Bronze Bust of Benjamin Franklin After Jean-Antoine Houdon

Finely cast and planished bronze bust of Benjamin Franklin supported by a short a dark green marble column. France, 19th century model after the 1778 original.

Benjamin Franklin (1706-1790) spent time in Paris from 1776 to 85 as a representative of the United States. It is unknown whether Franklin sat for Houdon or if the artist made sketches from observation. Franklin is depicted with his typical natural hair and dressed in a simple Quaker suit – quite the contrast to his diplomatic circles which he was associated with. 

The original bust was completed in terracotta by the leading French sculptor, Jean-Antoine Houdon in 1778, which was exhibited at the Royal Academy Salon in 1779. Houdon produced several copies in various materials, through a process of using molds. There are two white marble models in the collections at the Metropolitan Museum of Art (Accession Number: 72.6) and the Philadelphia Museum of Art (Accession Number:1996-162-1). 

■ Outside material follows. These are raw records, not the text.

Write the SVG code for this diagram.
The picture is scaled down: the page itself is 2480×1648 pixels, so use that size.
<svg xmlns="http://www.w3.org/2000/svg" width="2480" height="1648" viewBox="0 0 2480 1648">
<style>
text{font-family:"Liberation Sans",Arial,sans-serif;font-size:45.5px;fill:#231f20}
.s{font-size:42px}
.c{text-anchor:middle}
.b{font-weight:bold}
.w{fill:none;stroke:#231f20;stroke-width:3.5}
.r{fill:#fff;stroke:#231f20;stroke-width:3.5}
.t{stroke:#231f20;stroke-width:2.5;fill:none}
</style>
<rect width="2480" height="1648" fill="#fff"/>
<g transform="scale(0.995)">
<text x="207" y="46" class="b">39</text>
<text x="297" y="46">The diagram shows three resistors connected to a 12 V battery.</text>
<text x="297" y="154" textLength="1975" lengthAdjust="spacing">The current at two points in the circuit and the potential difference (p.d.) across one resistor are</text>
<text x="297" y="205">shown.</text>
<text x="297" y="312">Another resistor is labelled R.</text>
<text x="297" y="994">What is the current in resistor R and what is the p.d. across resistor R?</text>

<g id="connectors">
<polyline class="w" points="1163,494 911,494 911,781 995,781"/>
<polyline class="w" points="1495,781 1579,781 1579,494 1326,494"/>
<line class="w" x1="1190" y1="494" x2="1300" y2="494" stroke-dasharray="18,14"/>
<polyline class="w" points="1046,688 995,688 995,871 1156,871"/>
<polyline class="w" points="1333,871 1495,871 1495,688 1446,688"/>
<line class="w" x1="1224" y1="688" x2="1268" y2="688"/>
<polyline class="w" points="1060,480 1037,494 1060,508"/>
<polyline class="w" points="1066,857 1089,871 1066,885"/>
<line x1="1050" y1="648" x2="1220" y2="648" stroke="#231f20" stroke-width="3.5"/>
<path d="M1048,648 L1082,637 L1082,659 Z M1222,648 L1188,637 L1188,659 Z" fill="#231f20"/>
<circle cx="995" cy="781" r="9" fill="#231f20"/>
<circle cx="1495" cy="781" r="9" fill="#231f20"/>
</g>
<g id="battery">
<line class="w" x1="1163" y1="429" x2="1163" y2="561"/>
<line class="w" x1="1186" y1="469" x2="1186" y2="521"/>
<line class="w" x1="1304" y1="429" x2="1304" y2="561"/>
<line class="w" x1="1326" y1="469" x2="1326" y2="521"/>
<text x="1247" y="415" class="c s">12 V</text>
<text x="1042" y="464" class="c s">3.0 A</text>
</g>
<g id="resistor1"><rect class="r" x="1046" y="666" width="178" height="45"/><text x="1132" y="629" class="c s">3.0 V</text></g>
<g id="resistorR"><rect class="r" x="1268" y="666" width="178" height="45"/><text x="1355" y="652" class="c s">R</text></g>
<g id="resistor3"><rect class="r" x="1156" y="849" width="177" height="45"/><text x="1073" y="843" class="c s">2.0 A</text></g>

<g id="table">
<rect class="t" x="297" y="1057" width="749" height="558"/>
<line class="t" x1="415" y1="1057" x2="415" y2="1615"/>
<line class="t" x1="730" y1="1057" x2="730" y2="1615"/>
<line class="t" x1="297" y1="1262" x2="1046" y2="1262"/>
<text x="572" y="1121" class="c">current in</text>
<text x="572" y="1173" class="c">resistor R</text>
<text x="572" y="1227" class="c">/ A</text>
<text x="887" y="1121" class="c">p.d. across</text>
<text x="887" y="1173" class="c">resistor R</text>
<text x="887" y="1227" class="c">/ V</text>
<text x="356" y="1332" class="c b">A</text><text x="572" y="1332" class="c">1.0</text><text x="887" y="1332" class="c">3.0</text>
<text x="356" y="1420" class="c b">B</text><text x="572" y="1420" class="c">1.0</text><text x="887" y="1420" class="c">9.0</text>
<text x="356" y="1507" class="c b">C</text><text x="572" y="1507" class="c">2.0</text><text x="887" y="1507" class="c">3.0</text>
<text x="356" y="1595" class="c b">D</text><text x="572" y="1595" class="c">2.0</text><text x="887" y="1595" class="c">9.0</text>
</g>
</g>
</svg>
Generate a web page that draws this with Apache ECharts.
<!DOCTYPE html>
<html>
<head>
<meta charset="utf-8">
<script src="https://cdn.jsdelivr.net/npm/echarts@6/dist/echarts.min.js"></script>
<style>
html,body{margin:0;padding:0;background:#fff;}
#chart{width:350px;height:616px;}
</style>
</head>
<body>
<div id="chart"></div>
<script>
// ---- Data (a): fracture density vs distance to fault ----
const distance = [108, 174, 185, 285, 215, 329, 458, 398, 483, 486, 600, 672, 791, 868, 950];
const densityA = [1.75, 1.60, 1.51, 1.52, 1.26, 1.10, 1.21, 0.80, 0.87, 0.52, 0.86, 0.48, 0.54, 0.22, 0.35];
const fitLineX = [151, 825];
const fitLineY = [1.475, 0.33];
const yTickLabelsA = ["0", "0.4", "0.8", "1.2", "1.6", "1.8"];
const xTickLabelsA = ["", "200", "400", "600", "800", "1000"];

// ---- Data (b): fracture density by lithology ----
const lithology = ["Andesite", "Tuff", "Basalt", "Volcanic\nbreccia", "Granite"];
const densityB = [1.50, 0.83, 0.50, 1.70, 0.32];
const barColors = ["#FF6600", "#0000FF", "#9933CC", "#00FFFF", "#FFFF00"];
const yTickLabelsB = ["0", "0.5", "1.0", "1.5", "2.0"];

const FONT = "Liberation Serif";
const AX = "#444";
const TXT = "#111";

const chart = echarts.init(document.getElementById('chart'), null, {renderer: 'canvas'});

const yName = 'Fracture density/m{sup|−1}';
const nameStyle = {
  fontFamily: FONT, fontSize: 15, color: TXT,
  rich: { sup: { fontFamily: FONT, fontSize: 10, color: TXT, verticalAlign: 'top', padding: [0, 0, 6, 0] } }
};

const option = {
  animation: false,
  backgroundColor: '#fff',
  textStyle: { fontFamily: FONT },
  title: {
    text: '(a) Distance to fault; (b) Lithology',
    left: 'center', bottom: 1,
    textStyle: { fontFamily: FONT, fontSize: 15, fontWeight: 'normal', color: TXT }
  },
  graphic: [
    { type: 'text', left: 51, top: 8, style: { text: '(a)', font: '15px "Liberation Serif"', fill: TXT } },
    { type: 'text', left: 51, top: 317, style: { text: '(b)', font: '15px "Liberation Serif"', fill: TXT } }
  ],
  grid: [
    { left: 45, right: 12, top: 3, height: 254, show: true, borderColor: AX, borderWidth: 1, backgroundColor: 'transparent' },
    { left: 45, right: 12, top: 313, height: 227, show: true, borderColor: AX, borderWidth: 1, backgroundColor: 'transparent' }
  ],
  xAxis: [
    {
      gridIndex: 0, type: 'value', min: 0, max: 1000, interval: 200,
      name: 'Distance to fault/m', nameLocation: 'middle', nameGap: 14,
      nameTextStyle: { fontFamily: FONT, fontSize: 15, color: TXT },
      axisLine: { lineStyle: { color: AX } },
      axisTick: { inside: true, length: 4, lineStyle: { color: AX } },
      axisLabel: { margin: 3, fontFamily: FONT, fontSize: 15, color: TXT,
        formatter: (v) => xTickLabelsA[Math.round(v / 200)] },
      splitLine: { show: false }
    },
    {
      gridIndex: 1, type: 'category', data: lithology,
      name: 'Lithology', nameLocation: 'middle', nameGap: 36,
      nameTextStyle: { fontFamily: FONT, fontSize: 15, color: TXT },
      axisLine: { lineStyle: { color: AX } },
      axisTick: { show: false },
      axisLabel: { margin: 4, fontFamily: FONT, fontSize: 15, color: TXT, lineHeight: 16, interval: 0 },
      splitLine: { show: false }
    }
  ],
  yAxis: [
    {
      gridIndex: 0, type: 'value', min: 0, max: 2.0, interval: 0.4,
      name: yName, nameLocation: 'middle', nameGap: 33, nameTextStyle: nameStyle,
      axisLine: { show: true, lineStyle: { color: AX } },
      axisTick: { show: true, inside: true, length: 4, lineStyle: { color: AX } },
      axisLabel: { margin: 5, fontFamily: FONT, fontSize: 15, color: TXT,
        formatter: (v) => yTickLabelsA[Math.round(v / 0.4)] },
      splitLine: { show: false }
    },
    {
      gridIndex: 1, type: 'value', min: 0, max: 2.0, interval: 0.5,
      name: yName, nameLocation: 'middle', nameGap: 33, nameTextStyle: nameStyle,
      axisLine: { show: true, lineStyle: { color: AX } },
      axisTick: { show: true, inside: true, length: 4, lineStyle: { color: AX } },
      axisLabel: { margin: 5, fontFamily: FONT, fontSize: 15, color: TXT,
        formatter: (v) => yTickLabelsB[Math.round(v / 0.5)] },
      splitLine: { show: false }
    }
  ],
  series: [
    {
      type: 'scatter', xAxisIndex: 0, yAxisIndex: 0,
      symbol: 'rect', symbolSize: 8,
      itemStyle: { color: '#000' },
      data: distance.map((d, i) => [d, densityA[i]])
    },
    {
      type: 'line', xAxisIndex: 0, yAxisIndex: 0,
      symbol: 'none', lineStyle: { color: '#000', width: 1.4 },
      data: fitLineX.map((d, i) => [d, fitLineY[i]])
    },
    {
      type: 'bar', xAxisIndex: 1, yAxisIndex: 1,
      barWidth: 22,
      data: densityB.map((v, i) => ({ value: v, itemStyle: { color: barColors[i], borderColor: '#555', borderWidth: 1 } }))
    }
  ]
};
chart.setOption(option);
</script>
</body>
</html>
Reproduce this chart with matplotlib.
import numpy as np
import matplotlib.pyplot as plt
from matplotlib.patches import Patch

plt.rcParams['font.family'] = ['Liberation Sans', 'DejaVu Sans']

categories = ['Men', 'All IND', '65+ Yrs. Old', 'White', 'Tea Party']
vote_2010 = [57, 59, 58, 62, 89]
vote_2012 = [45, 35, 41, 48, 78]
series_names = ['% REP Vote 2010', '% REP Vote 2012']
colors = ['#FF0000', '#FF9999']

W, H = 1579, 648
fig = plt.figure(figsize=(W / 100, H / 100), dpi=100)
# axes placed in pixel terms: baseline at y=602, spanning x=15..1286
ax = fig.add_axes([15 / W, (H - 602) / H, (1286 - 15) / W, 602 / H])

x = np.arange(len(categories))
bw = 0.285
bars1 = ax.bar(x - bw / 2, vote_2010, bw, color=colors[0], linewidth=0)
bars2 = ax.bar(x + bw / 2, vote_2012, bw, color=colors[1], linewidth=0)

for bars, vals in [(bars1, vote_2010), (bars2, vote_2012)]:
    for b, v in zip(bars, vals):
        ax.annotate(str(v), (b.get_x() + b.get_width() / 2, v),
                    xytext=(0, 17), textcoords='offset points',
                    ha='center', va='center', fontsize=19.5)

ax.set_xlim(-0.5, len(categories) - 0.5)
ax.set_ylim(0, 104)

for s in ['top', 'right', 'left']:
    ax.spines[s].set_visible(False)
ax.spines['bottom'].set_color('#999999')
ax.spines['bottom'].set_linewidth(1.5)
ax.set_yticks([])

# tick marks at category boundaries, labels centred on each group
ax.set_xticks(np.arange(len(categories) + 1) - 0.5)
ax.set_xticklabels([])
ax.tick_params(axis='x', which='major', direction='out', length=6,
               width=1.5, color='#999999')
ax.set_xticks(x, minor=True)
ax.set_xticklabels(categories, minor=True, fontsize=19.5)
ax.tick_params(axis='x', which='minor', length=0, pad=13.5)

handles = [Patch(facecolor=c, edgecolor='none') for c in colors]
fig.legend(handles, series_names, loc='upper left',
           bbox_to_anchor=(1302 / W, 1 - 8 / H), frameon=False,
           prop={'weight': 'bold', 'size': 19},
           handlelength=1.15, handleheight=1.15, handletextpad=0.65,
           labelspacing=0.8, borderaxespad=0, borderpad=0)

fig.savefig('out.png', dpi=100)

Historically this was one of the first completed busts of an important figure in American history, initiating a popularized taste for busts to be produced, including those of George Washington and Thomas Jefferson.


Inscripted on the left shoulder – with a set of numbers and letters, most is illegible, possibly signed ‘1778 France’. Bronze in good condition, considering age and use. Two chips in marble at front, top center and bottom center.  Dimensions: 19" H x 11" W x 8" D.